Condo and townhouse investors are making a comeback in the GTA, squeezing first-time buyers and reigniting bidding wars.

By Toronto Property Desk · Published 4 July 2026, 12:03 am

3 min read

Updated 9 July 2026, 11:42 pm

Toronto Investors Creep Back, Ratcheting Up Competition and Prices
Photo: Photo: Diego Torres Silvestre from Sao Paulo, Brazil / Wikimedia Commons (CC BY 2.0)

Investors are muscling their way back into Toronto’s housing market, and the effects are showing up everywhere from offers on Church Street condos to bidding wars in Leslieville. June figures from the Toronto Regional Real Estate Board (TRREB) indicate investors accounted for roughly 28% of all downtown condo transactions-up sharply from 19% in January.

The timing is crucial. After a shaky 2025 marked by surging interest rates and a hesitant spring, investor activity is rebounding just as would-be first-time buyers hoped for some relief. Instead, increased demand is reversing the brief buyer-friendly spell Toronto saw this past winter, especially in the most sought-after neighbourhoods.

Annex and East End Feel the Squeeze

Nowhere is the competition more obvious than at new showings in the Annex, where open houses on Madison Avenue last week drew long lines and multiple all-cash offers. Similar scenes are playing out along Queen Street East in Leslieville, where listing agents report renewed interest from rental investors betting on continued high immigration-a key factor cited in Ontario's new "Welcoming Communities" program, which is steering thousands more newcomers to the GTA each month.
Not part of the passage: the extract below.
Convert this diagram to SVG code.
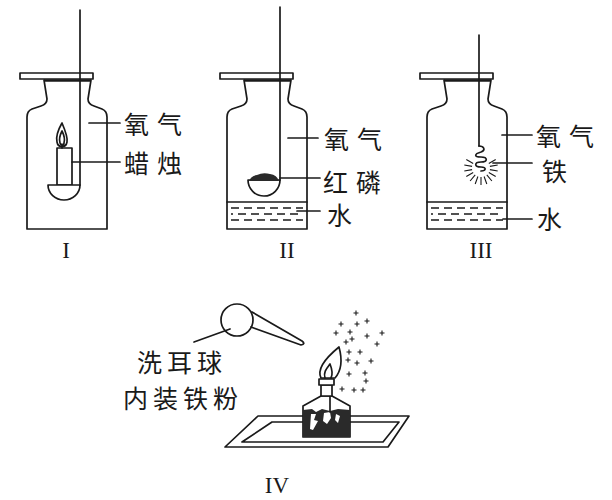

At the Art Shoppe Lofts & Condos complex near Yonge and Eglinton, at least five of 12 recent listings sold to buyers specifying they intended to rent out units, according to several agents involved. Down in the Distillery District, two-bedroom units that languished on the market last fall are now getting full asking offers from private landlords and small syndicates, according to RE/MAX Hallmark.

Prices, Data, and the Investor Pull

According to TRREB, the average price for a downtown Toronto condo jumped to $707,100 in June, up 5% from April’s $673,000. In Riverdale and Leslieville, semi-detached townhouses are now commanding upwards of $1.3 million again-a figure unseen since 2022. Mortgage brokers at Meridian Credit Union say investor applications for high-ratio loans rose 22% this spring versus late 2025, suggesting more investor capital is back in play.

“It’s not just big institutional buyers,” a local sales agent at Bloor West Realty told The Daily Toronto. "We’re seeing young professionals, new Canadians, even parents looking for rental income-everyone wants in. It’s changed how quickly listings are snapped up." Multiple listing service figures show average days on market for central condos shrank from 28 to 16 days since March.

While the influx of investors fuels price pressure, it’s especially tough for first-timers who find themselves competing with cash-rich buyers intent on turning units into rentals. The Bank of Canada’s pause on rate hikes in May has only emboldened this trend by making financing more accessible for buyers with higher risk appetites.

What Comes Next

If current trends hold, market watchers expect continued upward pull, particularly in the Midtown condo segment and East End townhouses. TRREB’s early July figures already point to a mild price acceleration across most housing types. Buyers looking to compete in over-asked bidding scenarios along Danforth or in Little Italy are being advised to secure pre-approval and consider flexible closing dates. Local mortgage brokers suggest locking rates now since further competition could erode any remaining bargaining power.

For now, the return of the investor class is rewriting Toronto’s summer real estate script. With population growth and investor cash both on the rise, would-be homebuyers face a familiar dance: move quickly, or get priced out.